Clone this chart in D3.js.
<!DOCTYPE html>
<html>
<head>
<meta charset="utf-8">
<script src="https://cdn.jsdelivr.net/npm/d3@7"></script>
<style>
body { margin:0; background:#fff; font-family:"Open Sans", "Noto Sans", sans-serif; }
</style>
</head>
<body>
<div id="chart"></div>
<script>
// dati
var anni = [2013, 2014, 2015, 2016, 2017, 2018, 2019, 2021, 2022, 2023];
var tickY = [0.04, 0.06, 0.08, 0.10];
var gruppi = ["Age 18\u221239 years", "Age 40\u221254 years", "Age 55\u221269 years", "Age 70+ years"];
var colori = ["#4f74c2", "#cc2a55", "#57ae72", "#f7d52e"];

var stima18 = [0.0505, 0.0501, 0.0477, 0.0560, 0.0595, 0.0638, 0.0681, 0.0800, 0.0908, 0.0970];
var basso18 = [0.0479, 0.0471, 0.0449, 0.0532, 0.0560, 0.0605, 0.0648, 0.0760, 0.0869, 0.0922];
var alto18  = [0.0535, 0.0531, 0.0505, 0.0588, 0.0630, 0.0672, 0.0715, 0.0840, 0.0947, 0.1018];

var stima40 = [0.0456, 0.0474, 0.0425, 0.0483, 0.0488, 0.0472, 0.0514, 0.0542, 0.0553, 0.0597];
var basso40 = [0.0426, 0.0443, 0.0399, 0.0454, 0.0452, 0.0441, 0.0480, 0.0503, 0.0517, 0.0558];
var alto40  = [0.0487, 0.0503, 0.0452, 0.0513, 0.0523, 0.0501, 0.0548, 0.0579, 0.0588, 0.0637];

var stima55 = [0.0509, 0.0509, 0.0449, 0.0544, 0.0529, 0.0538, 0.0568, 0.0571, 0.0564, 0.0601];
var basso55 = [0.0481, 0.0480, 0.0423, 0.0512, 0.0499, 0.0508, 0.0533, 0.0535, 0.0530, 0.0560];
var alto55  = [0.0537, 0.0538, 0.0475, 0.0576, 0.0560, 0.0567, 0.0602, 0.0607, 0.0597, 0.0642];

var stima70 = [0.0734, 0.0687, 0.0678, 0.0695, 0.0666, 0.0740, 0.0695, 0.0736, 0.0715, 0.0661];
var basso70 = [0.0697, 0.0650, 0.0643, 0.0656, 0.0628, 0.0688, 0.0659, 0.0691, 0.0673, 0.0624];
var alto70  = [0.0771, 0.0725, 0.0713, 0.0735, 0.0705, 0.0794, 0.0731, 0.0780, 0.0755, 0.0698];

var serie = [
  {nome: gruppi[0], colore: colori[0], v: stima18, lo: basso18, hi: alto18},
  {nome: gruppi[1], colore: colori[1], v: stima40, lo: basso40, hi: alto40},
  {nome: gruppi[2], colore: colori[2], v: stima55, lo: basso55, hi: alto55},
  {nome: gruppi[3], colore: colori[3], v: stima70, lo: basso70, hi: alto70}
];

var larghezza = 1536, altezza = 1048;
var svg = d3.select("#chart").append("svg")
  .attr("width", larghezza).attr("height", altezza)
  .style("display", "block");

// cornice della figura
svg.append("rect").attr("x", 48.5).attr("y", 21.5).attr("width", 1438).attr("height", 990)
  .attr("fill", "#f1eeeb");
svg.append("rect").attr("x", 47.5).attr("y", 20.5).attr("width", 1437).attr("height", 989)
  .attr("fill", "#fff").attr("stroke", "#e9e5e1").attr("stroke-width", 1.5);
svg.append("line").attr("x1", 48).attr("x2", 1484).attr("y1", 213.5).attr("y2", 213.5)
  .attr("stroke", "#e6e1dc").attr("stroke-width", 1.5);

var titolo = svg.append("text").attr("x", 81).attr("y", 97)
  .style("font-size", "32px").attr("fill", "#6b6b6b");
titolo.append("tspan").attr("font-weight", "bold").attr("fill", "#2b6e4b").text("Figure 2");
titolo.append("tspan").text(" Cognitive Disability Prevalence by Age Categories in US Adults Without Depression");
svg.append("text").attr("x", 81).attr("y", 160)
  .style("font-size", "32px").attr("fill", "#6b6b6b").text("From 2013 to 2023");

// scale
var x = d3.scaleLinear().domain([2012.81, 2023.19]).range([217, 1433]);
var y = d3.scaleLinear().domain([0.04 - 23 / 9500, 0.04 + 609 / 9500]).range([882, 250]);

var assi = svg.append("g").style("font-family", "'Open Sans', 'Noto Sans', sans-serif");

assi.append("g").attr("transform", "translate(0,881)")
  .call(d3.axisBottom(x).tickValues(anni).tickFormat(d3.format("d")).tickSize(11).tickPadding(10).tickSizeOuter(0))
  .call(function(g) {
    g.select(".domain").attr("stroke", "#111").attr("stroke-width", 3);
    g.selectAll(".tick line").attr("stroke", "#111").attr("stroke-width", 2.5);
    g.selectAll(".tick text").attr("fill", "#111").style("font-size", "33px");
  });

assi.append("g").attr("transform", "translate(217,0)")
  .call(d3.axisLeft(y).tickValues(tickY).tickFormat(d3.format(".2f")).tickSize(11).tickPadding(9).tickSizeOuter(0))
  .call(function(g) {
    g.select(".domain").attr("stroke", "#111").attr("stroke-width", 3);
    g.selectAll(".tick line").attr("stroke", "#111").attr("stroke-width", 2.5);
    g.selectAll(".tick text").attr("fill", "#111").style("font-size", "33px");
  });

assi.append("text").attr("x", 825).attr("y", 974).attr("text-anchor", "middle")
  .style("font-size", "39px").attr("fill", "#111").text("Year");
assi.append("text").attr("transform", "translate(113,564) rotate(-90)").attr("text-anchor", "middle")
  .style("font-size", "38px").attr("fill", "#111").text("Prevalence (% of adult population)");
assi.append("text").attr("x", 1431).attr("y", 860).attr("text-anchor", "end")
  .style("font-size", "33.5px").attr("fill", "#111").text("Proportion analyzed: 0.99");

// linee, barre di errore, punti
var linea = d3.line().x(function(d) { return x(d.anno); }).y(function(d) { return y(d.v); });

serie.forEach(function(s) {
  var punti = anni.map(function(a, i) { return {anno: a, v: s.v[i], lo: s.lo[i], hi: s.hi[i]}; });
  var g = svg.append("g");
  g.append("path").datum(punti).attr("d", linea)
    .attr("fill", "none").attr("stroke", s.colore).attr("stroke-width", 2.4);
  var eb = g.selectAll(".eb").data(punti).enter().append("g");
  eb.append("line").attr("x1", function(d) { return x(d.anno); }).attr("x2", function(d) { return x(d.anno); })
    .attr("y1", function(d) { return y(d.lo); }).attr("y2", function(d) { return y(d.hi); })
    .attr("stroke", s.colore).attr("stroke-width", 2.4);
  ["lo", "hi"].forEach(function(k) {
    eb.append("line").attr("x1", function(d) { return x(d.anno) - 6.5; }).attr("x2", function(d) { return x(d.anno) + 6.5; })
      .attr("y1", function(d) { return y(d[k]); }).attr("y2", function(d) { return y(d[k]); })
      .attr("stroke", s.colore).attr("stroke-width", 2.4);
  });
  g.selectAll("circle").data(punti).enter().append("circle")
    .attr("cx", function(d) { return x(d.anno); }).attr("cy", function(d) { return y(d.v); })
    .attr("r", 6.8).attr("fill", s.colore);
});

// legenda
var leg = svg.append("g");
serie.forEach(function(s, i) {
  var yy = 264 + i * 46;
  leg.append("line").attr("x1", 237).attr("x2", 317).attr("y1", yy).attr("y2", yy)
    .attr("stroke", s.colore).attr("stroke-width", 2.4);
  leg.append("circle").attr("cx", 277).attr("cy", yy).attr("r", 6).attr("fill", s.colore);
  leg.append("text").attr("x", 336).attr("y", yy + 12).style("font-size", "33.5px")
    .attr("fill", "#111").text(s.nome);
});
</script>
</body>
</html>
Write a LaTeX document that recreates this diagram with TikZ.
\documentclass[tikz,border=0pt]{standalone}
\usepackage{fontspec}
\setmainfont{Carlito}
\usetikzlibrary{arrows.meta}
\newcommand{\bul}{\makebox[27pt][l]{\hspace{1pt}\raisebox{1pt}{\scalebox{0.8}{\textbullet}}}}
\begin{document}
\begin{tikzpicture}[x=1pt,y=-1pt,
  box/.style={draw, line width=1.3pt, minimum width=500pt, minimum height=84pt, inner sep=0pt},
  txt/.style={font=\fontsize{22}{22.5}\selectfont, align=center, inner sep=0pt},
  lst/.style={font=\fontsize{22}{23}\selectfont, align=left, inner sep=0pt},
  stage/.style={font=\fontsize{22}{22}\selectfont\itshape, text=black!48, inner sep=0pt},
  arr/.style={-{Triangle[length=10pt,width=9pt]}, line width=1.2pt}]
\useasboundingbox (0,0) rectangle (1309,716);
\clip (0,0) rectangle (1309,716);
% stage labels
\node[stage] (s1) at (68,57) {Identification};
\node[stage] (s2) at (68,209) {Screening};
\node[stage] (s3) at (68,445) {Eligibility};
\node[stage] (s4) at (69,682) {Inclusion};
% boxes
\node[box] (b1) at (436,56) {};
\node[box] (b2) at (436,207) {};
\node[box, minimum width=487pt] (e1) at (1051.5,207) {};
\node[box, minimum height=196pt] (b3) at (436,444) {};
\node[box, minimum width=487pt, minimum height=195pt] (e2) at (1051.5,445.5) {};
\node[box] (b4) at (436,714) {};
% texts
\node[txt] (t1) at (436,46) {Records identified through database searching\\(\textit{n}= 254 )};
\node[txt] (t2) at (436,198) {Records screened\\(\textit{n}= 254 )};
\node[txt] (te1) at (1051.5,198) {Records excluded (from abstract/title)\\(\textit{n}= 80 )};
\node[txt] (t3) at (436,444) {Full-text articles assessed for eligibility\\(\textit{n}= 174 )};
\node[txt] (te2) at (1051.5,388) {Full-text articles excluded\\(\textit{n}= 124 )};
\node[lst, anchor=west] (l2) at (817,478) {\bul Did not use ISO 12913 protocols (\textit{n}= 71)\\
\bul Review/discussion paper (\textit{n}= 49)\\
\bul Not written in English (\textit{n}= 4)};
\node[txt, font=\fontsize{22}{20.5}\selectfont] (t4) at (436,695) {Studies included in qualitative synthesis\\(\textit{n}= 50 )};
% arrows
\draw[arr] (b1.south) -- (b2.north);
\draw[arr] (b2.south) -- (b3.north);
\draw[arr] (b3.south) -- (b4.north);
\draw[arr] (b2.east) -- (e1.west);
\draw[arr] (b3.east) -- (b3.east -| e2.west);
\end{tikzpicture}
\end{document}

EXERCISE DESCRIPTION —
Extract, please, the lines from the start of the entries above through the one with "0.0607, 0.0597, 0.0642];", both included, reproducing each exactly and adding nothing.

REPLY —
Clone this chart in D3.js.
<!DOCTYPE html>
<html>
<head>
<meta charset="utf-8">
<script src="https://cdn.jsdelivr.net/npm/d3@7"></script>
<style>
body { margin:0; background:#fff; font-family:"Open Sans", "Noto Sans", sans-serif; }
</style>
</head>
<body>
<div id="chart"></div>
<script>
// dati
var anni = [2013, 2014, 2015, 2016, 2017, 2018, 2019, 2021, 2022, 2023];
var tickY = [0.04, 0.06, 0.08, 0.10];
var gruppi = ["Age 18\u221239 years", "Age 40\u221254 years", "Age 55\u221269 years", "Age 70+ years"];
var colori = ["#4f74c2", "#cc2a55", "#57ae72", "#f7d52e"];

var stima18 = [0.0505, 0.0501, 0.0477, 0.0560, 0.0595, 0.0638, 0.0681, 0.0800, 0.0908, 0.0970];
var basso18 = [0.0479, 0.0471, 0.0449, 0.0532, 0.0560, 0.0605, 0.0648, 0.0760, 0.0869, 0.0922];
var alto18  = [0.0535, 0.0531, 0.0505, 0.0588, 0.0630, 0.0672, 0.0715, 0.0840, 0.0947, 0.1018];

var stima40 = [0.0456, 0.0474, 0.0425, 0.0483, 0.0488, 0.0472, 0.0514, 0.0542, 0.0553, 0.0597];
var basso40 = [0.0426, 0.0443, 0.0399, 0.0454, 0.0452, 0.0441, 0.0480, 0.0503, 0.0517, 0.0558];
var alto40  = [0.0487, 0.0503, 0.0452, 0.0513, 0.0523, 0.0501, 0.0548, 0.0579, 0.0588, 0.0637];

var stima55 = [0.0509, 0.0509, 0.0449, 0.0544, 0.0529, 0.0538, 0.0568, 0.0571, 0.0564, 0.0601];
var basso55 = [0.0481, 0.0480, 0.0423, 0.0512, 0.0499, 0.0508, 0.0533, 0.0535, 0.0530, 0.0560];
var alto55  = [0.0537, 0.0538, 0.0475, 0.0576, 0.0560, 0.0567, 0.0602, 0.0607, 0.0597, 0.0642];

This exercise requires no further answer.